MOBILE, Ala. — Noah Spence knew whenever it was his turn to go through the NFL draft process that everyone would ask the same question, and he arrived this week to the Senior Bowl ready for it. The Eastern Kentucky defensive end left Ohio State after he was suspended indefinitely by the Big 10 for failing two drug tests and ruled permanently ineligible from the conference.
How much has he changed since then?
“I already knew it was going to be real hectic towards to end, but shoot, I’m ready for it,” Spence said. “I’ve got nothing to lie about. It’s all out there. Shoot, the most I can do is just tell people what the story is and hope for the best.”
Spence transferred to Eastern Kentucky in his pursuit to eventually play in the NFL, and the former five-star talent dominated the Football Championship Subdivision. He finished with 11.5 sacks and 22.5 tackles for loss as a 4-3 defensive end in his only season with the Colonels. While questions will arise about his production on the FCS level, it wasn’t like Spence lacked statistical production at Ohio State. In his final season with the Buckeyes, Spence had 7.5 sacks and 14 tackles for loss as the “Viper” – a hybrid defensive end and outside linebacker in their 3-4 scheme.
“I feel like they can flip on both tapes,” Spence said. “You can watch my tape at Ohio State, you can watch my tape at Eastern Kentucky – I really didn’t lose much. I felt like I got better as a football player.”
His ability as a passer rusher was on display in Mobile, but Spence knows how he presents himself to NFL scouts, coaches and executives will be just as important as his performance this week.
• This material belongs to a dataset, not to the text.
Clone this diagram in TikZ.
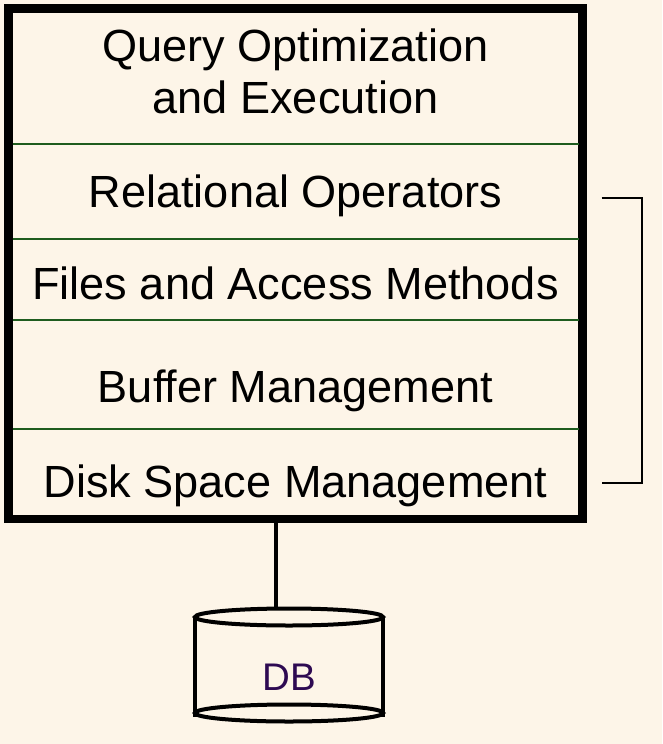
\documentclass[tikz,border=0pt]{standalone}
\usepackage{fontspec}
\setmainfont{Liberation Sans}
\usetikzlibrary{positioning}
\definecolor{paper}{HTML}{FDF5E8}
\definecolor{rulegreen}{HTML}{1E5C1E}
\definecolor{dbtext}{HTML}{2E0A52}
\tikzset{
  layer/.style={inner sep=0pt, text height=32pt, text depth=9pt,
    font=\fontsize{45.1}{54}\selectfont},
  divider/.style={rulegreen, line width=1.5pt, shorten <=4pt, shorten >=4pt},
  cyl/.style={line width=4pt},
}

\begin{document}
\begin{tikzpicture}[x=1pt,y=-1pt]
  \fill[paper] (0,0) rectangle (662,744);
  \useasboundingbox (0,0) rectangle (662,744);
  \node[draw, line width=8.5pt, outer sep=0pt, inner sep=0pt,
    minimum width=574pt, minimum height=510.5pt] (stack) at (295.5,263.75) {};
  \foreach \y in {144,239,320,429}
    \draw[divider] (stack.west |- 0,\y) -- (stack.east |- 0,\y);
  \node[layer] (query) at (295.5,49.5) {Query Optimization};
  \node[layer, on grid, below=52pt of query] (exec) {and Execution};
  \node[layer, on grid, below=94pt of exec] (relops) {Relational Operators};
  \node[layer, on grid, below=92pt of relops] (files) {Files and Access Methods};
  \node[layer, on grid, below=103pt of files] (buffer) {Buffer Management};
  \node[layer, on grid, below=95pt of buffer] (disk) {Disk Space Management};
  % bracket beside the lower layers
  \coordinate (brtop) at (601.7,197.7);
  \coordinate (brbot) at (601.7,483);
  \draw[line width=1.8pt] (brtop) -- ++(40.3,0) |- (brbot);
  % database
  \coordinate (dbtop) at (289,617);
  \coordinate (dbbot) at (289,713);
  \coordinate (link) at (275.7,608.5);
  \draw[cyl] (stack.south -| link) -- (link);
  \draw[cyl] (dbtop) ellipse [x radius=94pt, y radius=8.5pt];
  \draw[cyl] (dbbot) ellipse [x radius=94pt, y radius=8.5pt];
  \draw[cyl] (dbtop) ++(-94,0) -- ++(0,100);
  \draw[cyl] (dbtop) ++(94,0) -- ++(0,100);
  \node[inner sep=0pt, text height=27pt, text depth=0pt, text=dbtext,
    font=\fontsize{38.5}{45}\selectfont] (db) at (289,676.5) {DB};
\end{tikzpicture}
\end{document}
When he found out he couldn’t remain in Ohio State’s football program, Spence said it was “almost like it crushed my dreams for a while, but I never let it crush me inside and my heart.” He felt driven by the situation to grow both on and off the field and used his faith to overcome the suspension.
“I just definitely wanted to become a better person before going to the NFL and try my best to keep getting better at football because I know I’m still not where I want to be,” Spence said. “I just wanted to show everyone that I’m still a good football player, and I can be an even better person off the field.”